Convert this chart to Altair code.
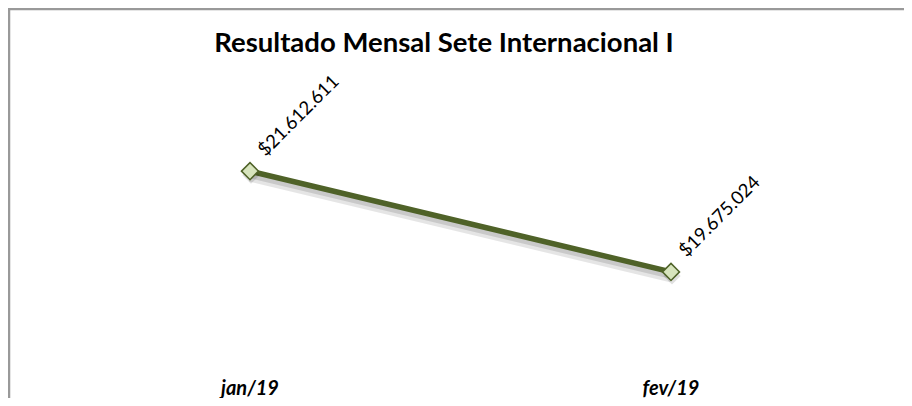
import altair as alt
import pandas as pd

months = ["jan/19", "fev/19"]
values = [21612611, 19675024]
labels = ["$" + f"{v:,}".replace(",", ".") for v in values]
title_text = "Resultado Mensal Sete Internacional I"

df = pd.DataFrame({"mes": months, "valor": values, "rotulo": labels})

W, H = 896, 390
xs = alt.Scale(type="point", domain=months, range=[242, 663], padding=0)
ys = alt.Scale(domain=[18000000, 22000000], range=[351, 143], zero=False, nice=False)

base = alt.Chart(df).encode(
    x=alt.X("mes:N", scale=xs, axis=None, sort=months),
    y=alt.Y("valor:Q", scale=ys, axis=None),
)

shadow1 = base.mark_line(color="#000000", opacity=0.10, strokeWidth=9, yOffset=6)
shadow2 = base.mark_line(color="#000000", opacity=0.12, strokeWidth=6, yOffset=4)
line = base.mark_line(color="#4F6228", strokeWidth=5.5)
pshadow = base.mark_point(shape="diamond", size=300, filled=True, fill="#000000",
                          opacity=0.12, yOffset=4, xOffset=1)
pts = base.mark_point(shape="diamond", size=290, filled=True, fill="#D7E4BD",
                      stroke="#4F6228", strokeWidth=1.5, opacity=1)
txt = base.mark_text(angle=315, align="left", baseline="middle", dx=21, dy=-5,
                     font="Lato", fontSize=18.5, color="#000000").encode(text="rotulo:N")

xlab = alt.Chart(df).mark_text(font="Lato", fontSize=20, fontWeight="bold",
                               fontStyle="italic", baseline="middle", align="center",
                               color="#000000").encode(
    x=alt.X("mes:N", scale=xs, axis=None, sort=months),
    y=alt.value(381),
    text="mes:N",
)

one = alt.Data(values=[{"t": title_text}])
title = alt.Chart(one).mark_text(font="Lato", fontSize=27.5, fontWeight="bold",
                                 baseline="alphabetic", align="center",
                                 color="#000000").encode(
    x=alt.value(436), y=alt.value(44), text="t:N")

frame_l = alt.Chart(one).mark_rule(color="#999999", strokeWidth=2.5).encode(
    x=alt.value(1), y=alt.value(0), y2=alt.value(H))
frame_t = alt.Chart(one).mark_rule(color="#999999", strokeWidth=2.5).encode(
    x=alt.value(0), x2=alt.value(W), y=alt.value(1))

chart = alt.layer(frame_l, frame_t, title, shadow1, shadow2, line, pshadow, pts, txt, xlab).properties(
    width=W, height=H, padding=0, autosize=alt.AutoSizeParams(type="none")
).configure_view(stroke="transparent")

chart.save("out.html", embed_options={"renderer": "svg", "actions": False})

- **Exercise goal**:
Return the full material word for word. Do not include the pictures.

- **Finished task**:
Convert this chart to Altair code.
import altair as alt
import pandas as pd

months = ["jan/19", "fev/19"]
values = [21612611, 19675024]
labels = ["$" + f"{v:,}".replace(",", ".") for v in values]
title_text = "Resultado Mensal Sete Internacional I"

df = pd.DataFrame({"mes": months, "valor": values, "rotulo": labels})

W, H = 896, 390
xs = alt.Scale(type="point", domain=months, range=[242, 663], padding=0)
ys = alt.Scale(domain=[18000000, 22000000], range=[351, 143], zero=False, nice=False)

base = alt.Chart(df).encode(
    x=alt.X("mes:N", scale=xs, axis=None, sort=months),
    y=alt.Y("valor:Q", scale=ys, axis=None),
)

shadow1 = base.mark_line(color="#000000", opacity=0.10, strokeWidth=9, yOffset=6)
shadow2 = base.mark_line(color="#000000", opacity=0.12, strokeWidth=6, yOffset=4)
line = base.mark_line(color="#4F6228", strokeWidth=5.5)
pshadow = base.mark_point(shape="diamond", size=300, filled=True, fill="#000000",
                          opacity=0.12, yOffset=4, xOffset=1)
pts = base.mark_point(shape="diamond", size=290, filled=True, fill="#D7E4BD",
                      stroke="#4F6228", strokeWidth=1.5, opacity=1)
txt = base.mark_text(angle=315, align="left", baseline="middle", dx=21, dy=-5,
                     font="Lato", fontSize=18.5, color="#000000").encode(text="rotulo:N")

xlab = alt.Chart(df).mark_text(font="Lato", fontSize=20, fontWeight="bold",
                               fontStyle="italic", baseline="middle", align="center",
                               color="#000000").encode(
    x=alt.X("mes:N", scale=xs, axis=None, sort=months),
    y=alt.value(381),
    text="mes:N",
)

one = alt.Data(values=[{"t": title_text}])
title = alt.Chart(one).mark_text(font="Lato", fontSize=27.5, fontWeight="bold",
                                 baseline="alphabetic", align="center",
                                 color="#000000").encode(
    x=alt.value(436), y=alt.value(44), text="t:N")

frame_l = alt.Chart(one).mark_rule(color="#999999", strokeWidth=2.5).encode(
    x=alt.value(1), y=alt.value(0), y2=alt.value(H))
frame_t = alt.Chart(one).mark_rule(color="#999999", strokeWidth=2.5).encode(
    x=alt.value(0), x2=alt.value(W), y=alt.value(1))

chart = alt.layer(frame_l, frame_t, title, shadow1, shadow2, line, pshadow, pts, txt, xlab).properties(
    width=W, height=H, padding=0, autosize=alt.AutoSizeParams(type="none")
).configure_view(stroke="transparent")

chart.save("out.html", embed_options={"renderer": "svg", "actions": False})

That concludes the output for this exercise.